Perhaps more to the point, it’s not how good and evil works. Evil is not a big-ass monster that you fight once and get peace and prosperity for thousands of years. The fight against evil is one we all have to tackle every day in ourselves, our daily lives, and—light help us—in our politics.

To be sure, there are waxings and wanings. Now and then, a Hitler comes along and does more concentrated evil in one lifetime than most dystopian leaders can dream of in a thousand.

But what happens? We band together as a species and fight the evil. We get a whole new batch of heroes. Some of them are the President of Ukraine, and some of them happen to be normal folks who hid a Jewish family from the Nazis.

The Chosen One trope denies all characters the right to make their own choice.

A Thing I Particularly Hate

A lot of storytellers do something to create tension. They pretend the hero might not accept their destiny. That makes it look like the protagonist decided to become the hero, but it’s almost entirely bullshit.

If you became convinced that by becoming the hero, you could save everyone you cared about from a horrendous evil, would you do it?

Unless you’re an absolute sociopath, of course you would. We all would. It’s not an actual choice in the same way that it’s not an actual choice to work the weekend when your boss says he’ll fire you if you don’t. Sure, you could say no, but nobody who cares about their family would.

Then There’s Elves

Honestly, just fuck elves. They’re one of two things Tolkien did to fantasy that I completely loathe. Picture it. The Fellowship of the Ring is trying to cross the mountains so they don’t have to go down into Moria. The wind is vicious and the snow is deep. Aragorn and Boromir are using their bodies to push through the snow, making pathways for the hobbits. It’s bloody terrible.

And there’s Legolas walking on top of the snow sucking on a slurpee.

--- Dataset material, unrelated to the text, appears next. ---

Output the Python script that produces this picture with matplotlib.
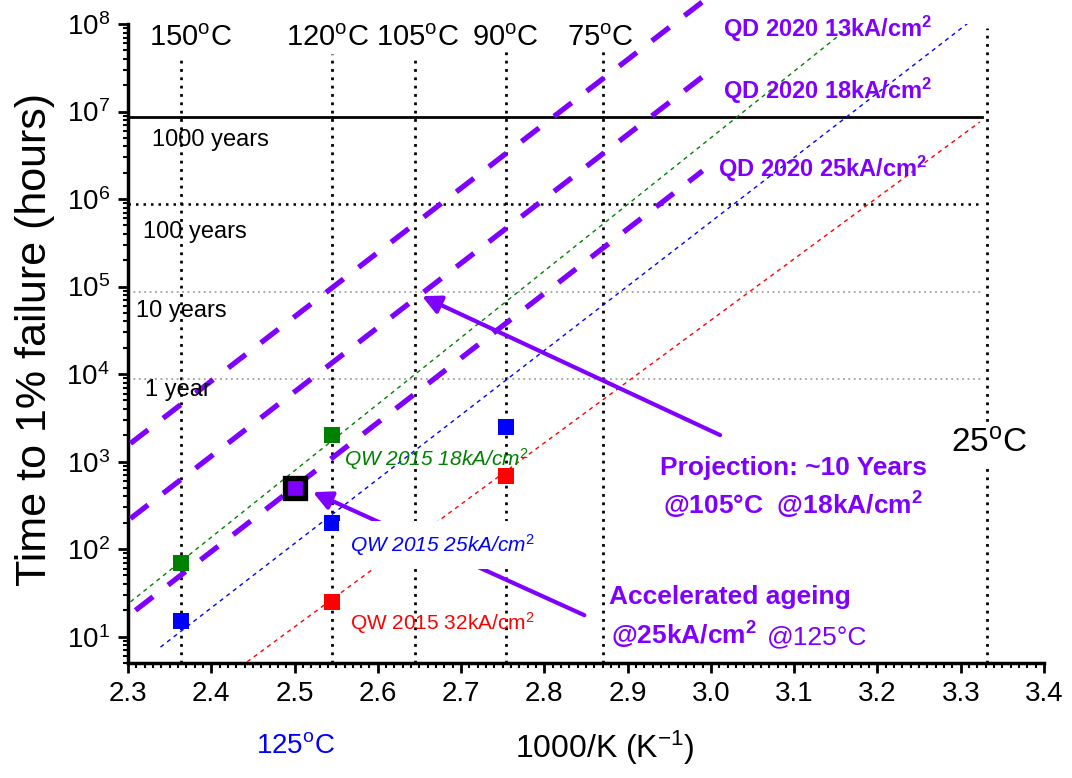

Fuck Legolas. Fuck Elrond, Galadriel, Glorfindel, Thranduil, and the rest of ‘em. Tolkien made them better than the rest of folk and that’s just reprehensible. No class of people is any better or worse than any other and a motherfucker that fought at the bloody Somme should understand that.

And In Conclusion…

I guess it shouldn’t be surprising that my likes and dislikes in literature reflect my personal beliefs. I have a view of how people and the world should work, and another view of how people and the world do work. I apply those standards to every world I encounter, whether it’s full of humans, elves, or bug-eyed monsters.